1. The headline arrest totals: inflated, incomplete, or opaque?
DHS and ICE have released large arrest tallies and press statements boasting tens of thousands arrested since the administration began, but journalists and advocates note the agency’s public numbers are difficult to reconcile with independent datasets and in some cases were posted without raw data support, a pattern criticized as producing unverified daily counts [1] [3]; outside trackers like TRAC and independent researchers report different book‑in totals and emphasize that ICE’s public snapshots omit many operational nuances [5] [4].

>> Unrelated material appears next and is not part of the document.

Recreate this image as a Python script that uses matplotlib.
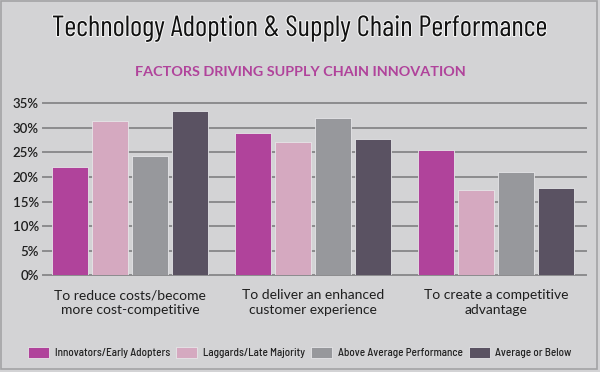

2. “70% criminal” claim: official talking point clashing with leaked and public data
The administration’s messaging that roughly 70% of those arrested have criminal convictions or pending criminal charges is repeated in DHS releases [2] and defended by spokespeople [6], but leaked agency datasets and public analyses find a far larger share of detainees with no criminal convictions — reports showing roughly 73% with no conviction in detention data and other analyses finding two‑thirds or more of recent arrests lacked convictions [5] [7] [4]; those differences hinge on counting pending charges as “criminal” and on which arrest locations and facilities are included, leaving the 70% figure effectively unverified against transparent, comparable data [7] [1].
3. “Collateral” and warrantless arrests: lawsuits and advocacy say claims lack documentation
Advocacy groups and litigants allege ICE has touted thousands of “collateral” arrests — detaining people without warrants or probable cause during broader operations — and have filed federal suits challenging unlawful warrantless arrests, arguing ICE made public claims without supporting evidence and violated settlements requiring documentation [3]; ICE’s press posture celebrating mass numbers and “collateral” sweeps is therefore contested in court filings and by civil‑rights organizations seeking the agency’s records [3].
4. Where the data gaps matter: geography, courts, and counting conventions
Independent explainers warn ICE datasets omit many contexts — arrests by CBP and Border Patrol, short‑term holds in field offices, and some courthouse or courtroom actions — and that differences by locality matter (Utah’s reported arrest profile differs from big‑city operations) [1] [8] [5]; legal changes in some states (like California) and active monitoring by community “verifiers” mean reported national claims can mask regional variation and practices that are not fully visible in federal summaries [9] [10].
5. Competing narratives, agendas, and the stakes for oversight
The administration frames the surge as restoring public safety by removing violent criminals [2] [11], while journalists, policy analysts and civil‑liberties groups argue the data show a sizable portion of arrests involve people without convictions and that resources may have been diverted from other investigations [7] [11]; this conflict reflects competing political agendas — securitization and enforcement metrics versus due‑process and transparency advocates — and underscores why many key claims about who was arrested, how many, and under what legal authority remain unverified without fuller, standardized public data [1] [3].